• **AIM OF THE EXERCISE**
Repeat every entry in the listing below, exactly.

• **RECORDS FOR THE TASK**
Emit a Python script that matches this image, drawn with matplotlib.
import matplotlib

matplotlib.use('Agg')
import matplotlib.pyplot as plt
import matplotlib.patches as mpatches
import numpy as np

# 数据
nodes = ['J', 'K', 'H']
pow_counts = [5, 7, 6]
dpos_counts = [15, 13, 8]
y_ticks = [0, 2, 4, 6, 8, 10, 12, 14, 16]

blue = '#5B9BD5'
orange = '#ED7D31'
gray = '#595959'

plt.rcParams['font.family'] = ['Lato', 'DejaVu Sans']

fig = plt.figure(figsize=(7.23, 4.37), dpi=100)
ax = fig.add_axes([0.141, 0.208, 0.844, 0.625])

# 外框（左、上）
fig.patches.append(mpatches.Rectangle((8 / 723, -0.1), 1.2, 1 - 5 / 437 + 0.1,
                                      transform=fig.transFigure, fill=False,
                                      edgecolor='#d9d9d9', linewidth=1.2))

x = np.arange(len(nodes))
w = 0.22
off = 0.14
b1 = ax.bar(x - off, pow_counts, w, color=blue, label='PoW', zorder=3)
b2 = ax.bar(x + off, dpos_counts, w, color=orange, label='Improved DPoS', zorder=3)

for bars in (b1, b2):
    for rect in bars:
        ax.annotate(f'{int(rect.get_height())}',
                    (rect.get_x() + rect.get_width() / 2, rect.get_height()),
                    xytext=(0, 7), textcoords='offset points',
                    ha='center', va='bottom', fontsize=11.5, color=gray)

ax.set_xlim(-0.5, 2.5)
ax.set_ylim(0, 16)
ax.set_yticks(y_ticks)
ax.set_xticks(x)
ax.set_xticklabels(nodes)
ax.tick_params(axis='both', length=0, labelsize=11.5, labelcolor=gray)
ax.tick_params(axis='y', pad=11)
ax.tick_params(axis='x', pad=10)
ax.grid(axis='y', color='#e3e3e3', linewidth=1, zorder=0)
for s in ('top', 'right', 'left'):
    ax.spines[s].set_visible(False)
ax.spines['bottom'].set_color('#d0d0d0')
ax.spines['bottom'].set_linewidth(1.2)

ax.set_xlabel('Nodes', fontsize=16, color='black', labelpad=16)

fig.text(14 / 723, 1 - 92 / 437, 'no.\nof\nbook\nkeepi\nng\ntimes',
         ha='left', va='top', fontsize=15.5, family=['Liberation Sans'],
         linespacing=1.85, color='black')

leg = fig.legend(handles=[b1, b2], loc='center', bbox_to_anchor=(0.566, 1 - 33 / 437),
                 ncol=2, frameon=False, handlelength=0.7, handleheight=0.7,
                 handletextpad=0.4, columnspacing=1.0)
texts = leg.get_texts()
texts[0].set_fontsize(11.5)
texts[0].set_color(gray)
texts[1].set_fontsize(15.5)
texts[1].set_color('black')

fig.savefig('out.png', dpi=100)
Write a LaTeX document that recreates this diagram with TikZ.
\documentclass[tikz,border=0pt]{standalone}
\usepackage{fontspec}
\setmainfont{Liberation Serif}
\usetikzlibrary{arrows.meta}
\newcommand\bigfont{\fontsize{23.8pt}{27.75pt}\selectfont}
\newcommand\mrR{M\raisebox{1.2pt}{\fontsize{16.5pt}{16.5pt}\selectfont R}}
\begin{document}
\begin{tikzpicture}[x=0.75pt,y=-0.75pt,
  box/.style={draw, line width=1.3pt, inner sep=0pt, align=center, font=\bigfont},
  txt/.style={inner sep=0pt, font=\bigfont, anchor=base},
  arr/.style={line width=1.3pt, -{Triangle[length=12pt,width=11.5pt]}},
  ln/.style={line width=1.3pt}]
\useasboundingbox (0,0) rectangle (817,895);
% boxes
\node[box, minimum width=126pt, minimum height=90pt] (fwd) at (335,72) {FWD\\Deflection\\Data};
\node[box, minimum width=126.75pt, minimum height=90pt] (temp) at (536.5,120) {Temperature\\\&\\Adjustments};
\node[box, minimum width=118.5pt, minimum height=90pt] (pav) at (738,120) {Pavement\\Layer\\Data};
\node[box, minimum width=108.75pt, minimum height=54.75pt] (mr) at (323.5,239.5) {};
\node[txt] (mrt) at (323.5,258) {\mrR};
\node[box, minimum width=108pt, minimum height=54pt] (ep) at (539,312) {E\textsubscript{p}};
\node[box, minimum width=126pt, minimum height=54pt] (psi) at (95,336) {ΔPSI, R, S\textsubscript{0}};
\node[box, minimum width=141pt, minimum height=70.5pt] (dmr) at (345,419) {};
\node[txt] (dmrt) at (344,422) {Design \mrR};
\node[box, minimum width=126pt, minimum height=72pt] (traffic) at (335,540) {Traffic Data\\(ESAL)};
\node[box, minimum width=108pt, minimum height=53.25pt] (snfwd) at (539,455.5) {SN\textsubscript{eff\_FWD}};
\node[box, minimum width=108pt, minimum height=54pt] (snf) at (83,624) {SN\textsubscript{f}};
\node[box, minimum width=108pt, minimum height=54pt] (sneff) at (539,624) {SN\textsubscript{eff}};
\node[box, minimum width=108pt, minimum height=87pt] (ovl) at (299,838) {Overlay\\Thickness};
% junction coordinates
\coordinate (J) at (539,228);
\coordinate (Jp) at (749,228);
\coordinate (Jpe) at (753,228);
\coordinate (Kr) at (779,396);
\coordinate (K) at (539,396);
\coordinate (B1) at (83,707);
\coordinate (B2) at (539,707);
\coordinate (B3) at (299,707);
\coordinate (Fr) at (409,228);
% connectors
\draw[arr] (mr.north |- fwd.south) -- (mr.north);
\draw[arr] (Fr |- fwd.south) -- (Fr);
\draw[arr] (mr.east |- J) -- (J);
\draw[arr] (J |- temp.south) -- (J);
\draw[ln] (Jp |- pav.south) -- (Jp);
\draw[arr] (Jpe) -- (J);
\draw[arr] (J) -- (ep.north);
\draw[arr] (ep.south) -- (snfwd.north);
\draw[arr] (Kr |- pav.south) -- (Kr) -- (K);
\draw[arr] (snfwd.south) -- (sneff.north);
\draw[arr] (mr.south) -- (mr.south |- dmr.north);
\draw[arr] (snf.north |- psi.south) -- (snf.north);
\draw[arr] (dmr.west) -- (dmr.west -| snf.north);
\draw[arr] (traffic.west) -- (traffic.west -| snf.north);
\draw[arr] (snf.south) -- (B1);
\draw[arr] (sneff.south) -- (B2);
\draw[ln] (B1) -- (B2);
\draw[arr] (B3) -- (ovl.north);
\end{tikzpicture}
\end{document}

• **WRITTEN SOLUTION**
Emit a Python script that matches this image, drawn with matplotlib.
import matplotlib

matplotlib.use('Agg')
import matplotlib.pyplot as plt
import matplotlib.patches as mpatches
import numpy as np

# 数据
nodes = ['J', 'K', 'H']
pow_counts = [5, 7, 6]
dpos_counts = [15, 13, 8]
y_ticks = [0, 2, 4, 6, 8, 10, 12, 14, 16]

blue = '#5B9BD5'
orange = '#ED7D31'
gray = '#595959'

plt.rcParams['font.family'] = ['Lato', 'DejaVu Sans']

fig = plt.figure(figsize=(7.23, 4.37), dpi=100)
ax = fig.add_axes([0.141, 0.208, 0.844, 0.625])

# 外框（左、上）
fig.patches.append(mpatches.Rectangle((8 / 723, -0.1), 1.2, 1 - 5 / 437 + 0.1,
                                      transform=fig.transFigure, fill=False,
                                      edgecolor='#d9d9d9', linewidth=1.2))

x = np.arange(len(nodes))
w = 0.22
off = 0.14
b1 = ax.bar(x - off, pow_counts, w, color=blue, label='PoW', zorder=3)
b2 = ax.bar(x + off, dpos_counts, w, color=orange, label='Improved DPoS', zorder=3)

for bars in (b1, b2):
    for rect in bars:
        ax.annotate(f'{int(rect.get_height())}',
                    (rect.get_x() + rect.get_width() / 2, rect.get_height()),
                    xytext=(0, 7), textcoords='offset points',
                    ha='center', va='bottom', fontsize=11.5, color=gray)

ax.set_xlim(-0.5, 2.5)
ax.set_ylim(0, 16)
ax.set_yticks(y_ticks)
ax.set_xticks(x)
ax.set_xticklabels(nodes)
ax.tick_params(axis='both', length=0, labelsize=11.5, labelcolor=gray)
ax.tick_params(axis='y', pad=11)
ax.tick_params(axis='x', pad=10)
ax.grid(axis='y', color='#e3e3e3', linewidth=1, zorder=0)
for s in ('top', 'right', 'left'):
    ax.spines[s].set_visible(False)
ax.spines['bottom'].set_color('#d0d0d0')
ax.spines['bottom'].set_linewidth(1.2)

ax.set_xlabel('Nodes', fontsize=16, color='black', labelpad=16)

fig.text(14 / 723, 1 - 92 / 437, 'no.\nof\nbook\nkeepi\nng\ntimes',
         ha='left', va='top', fontsize=15.5, family=['Liberation Sans'],
         linespacing=1.85, color='black')

leg = fig.legend(handles=[b1, b2], loc='center', bbox_to_anchor=(0.566, 1 - 33 / 437),
                 ncol=2, frameon=False, handlelength=0.7, handleheight=0.7,
                 handletextpad=0.4, columnspacing=1.0)
texts = leg.get_texts()
texts[0].set_fontsize(11.5)
texts[0].set_color(gray)
texts[1].set_fontsize(15.5)
texts[1].set_color('black')

fig.savefig('out.png', dpi=100)
Write a LaTeX document that recreates this diagram with TikZ.
\documentclass[tikz,border=0pt]{standalone}
\usepackage{fontspec}
\setmainfont{Liberation Serif}
\usetikzlibrary{arrows.meta}
\newcommand\bigfont{\fontsize{23.8pt}{27.75pt}\selectfont}
\newcommand\mrR{M\raisebox{1.2pt}{\fontsize{16.5pt}{16.5pt}\selectfont R}}
\begin{document}
\begin{tikzpicture}[x=0.75pt,y=-0.75pt,
  box/.style={draw, line width=1.3pt, inner sep=0pt, align=center, font=\bigfont},
  txt/.style={inner sep=0pt, font=\bigfont, anchor=base},
  arr/.style={line width=1.3pt, -{Triangle[length=12pt,width=11.5pt]}},
  ln/.style={line width=1.3pt}]
\useasboundingbox (0,0) rectangle (817,895);
% boxes
\node[box, minimum width=126pt, minimum height=90pt] (fwd) at (335,72) {FWD\\Deflection\\Data};
\node[box, minimum width=126.75pt, minimum height=90pt] (temp) at (536.5,120) {Temperature\\\&\\Adjustments};
\node[box, minimum width=118.5pt, minimum height=90pt] (pav) at (738,120) {Pavement\\Layer\\Data};
\node[box, minimum width=108.75pt, minimum height=54.75pt] (mr) at (323.5,239.5) {};
\node[txt] (mrt) at (323.5,258) {\mrR};
\node[box, minimum width=108pt, minimum height=54pt] (ep) at (539,312) {E\textsubscript{p}};
\node[box, minimum width=126pt, minimum height=54pt] (psi) at (95,336) {ΔPSI, R, S\textsubscript{0}};
\node[box, minimum width=141pt, minimum height=70.5pt] (dmr) at (345,419) {};
\node[txt] (dmrt) at (344,422) {Design \mrR};
\node[box, minimum width=126pt, minimum height=72pt] (traffic) at (335,540) {Traffic Data\\(ESAL)};
\node[box, minimum width=108pt, minimum height=53.25pt] (snfwd) at (539,455.5) {SN\textsubscript{eff\_FWD}};
\node[box, minimum width=108pt, minimum height=54pt] (snf) at (83,624) {SN\textsubscript{f}};
\node[box, minimum width=108pt, minimum height=54pt] (sneff) at (539,624) {SN\textsubscript{eff}};
\node[box, minimum width=108pt, minimum height=87pt] (ovl) at (299,838) {Overlay\\Thickness};
% junction coordinates
\coordinate (J) at (539,228);
\coordinate (Jp) at (749,228);
\coordinate (Jpe) at (753,228);
\coordinate (Kr) at (779,396);
\coordinate (K) at (539,396);
\coordinate (B1) at (83,707);
\coordinate (B2) at (539,707);
\coordinate (B3) at (299,707);
\coordinate (Fr) at (409,228);
% connectors
\draw[arr] (mr.north |- fwd.south) -- (mr.north);
\draw[arr] (Fr |- fwd.south) -- (Fr);
\draw[arr] (mr.east |- J) -- (J);
\draw[arr] (J |- temp.south) -- (J);
\draw[ln] (Jp |- pav.south) -- (Jp);
\draw[arr] (Jpe) -- (J);
\draw[arr] (J) -- (ep.north);
\draw[arr] (ep.south) -- (snfwd.north);
\draw[arr] (Kr |- pav.south) -- (Kr) -- (K);
\draw[arr] (snfwd.south) -- (sneff.north);
\draw[arr] (mr.south) -- (mr.south |- dmr.north);
\draw[arr] (snf.north |- psi.south) -- (snf.north);
\draw[arr] (dmr.west) -- (dmr.west -| snf.north);
\draw[arr] (traffic.west) -- (traffic.west -| snf.north);
\draw[arr] (snf.south) -- (B1);
\draw[arr] (sneff.south) -- (B2);
\draw[ln] (B1) -- (B2);
\draw[arr] (B3) -- (ovl.north);
\end{tikzpicture}
\end{document}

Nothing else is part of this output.